Le roman Les gens des coins perdus d’Alexandre Malychkine (1937) a joué un rôle décisif dans l’évolution du langage artistique et de la pensée de Gueorgui Chétinine. Situé dans les années 1920, le roman décrit le quotidien des hommes et des femmes pris dans le tourbillon de l’Histoire et obligés à quitter leurs foyers pour aller chercher le bonheur dans les immenses chantiers du jeune pays des Soviets où, malgré la pression idéologique, la misère et les conditions inhumaines, naissent de simples rapports d’amitié d’affection.
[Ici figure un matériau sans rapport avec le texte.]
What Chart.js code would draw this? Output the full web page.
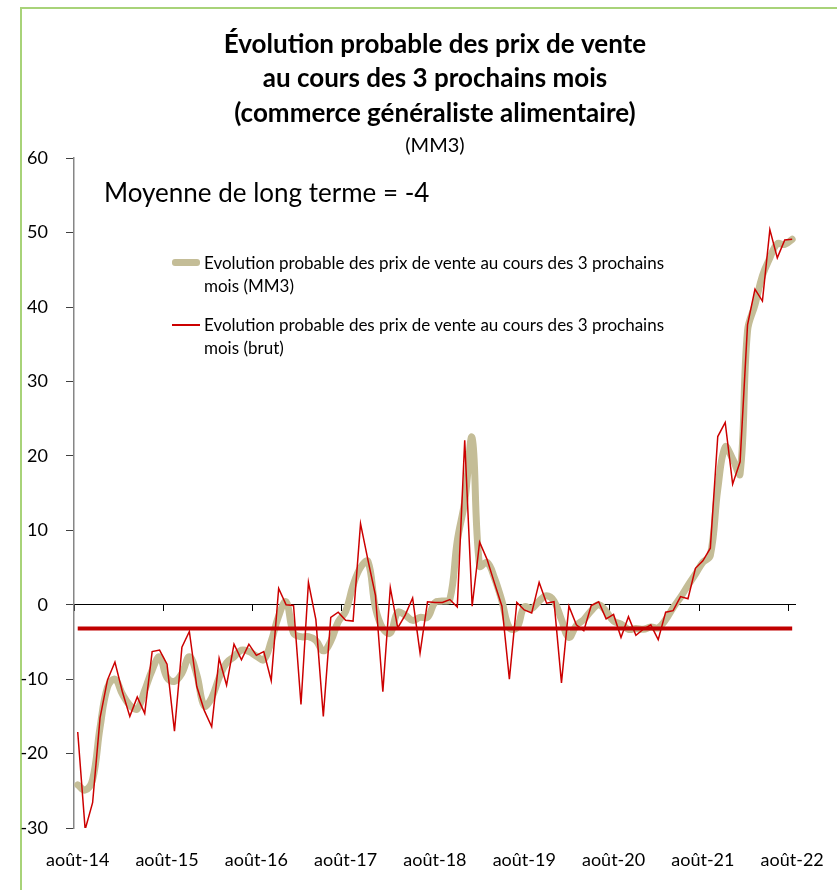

Créées dans les années cinquante, ces illustrations n’ont malheureusement jamais été éditées. Il suffit, cependant, d’en voir quelques-unes pour se rendre compte qu’il s’agit de pièces d’une œuvre plastique intégrale doté de son propre rythme et d’une imagerie particulière dont émane une atmosphère dominée par l’angoisse, le désarroi et l’imminence d’un grand vide.
C’est entre autre sous l’influence des Gens des coins perdus que Chétinine se tourne de plus en plus vers la littérature: au début des années soixante-dix, il se lance dans l’écriture du roman Marthe et Marie, travail qu’il poursuivra inlassablement jusqu’à la fin de ses jours, mais qui ne débouchera jamais sur une publication. Entre 1970 et 1990, Chétinine dessine presque exclusivement les personnages de son roman et ses dessins représentent, sans aucun doute, le sommet de sa carrière artistique.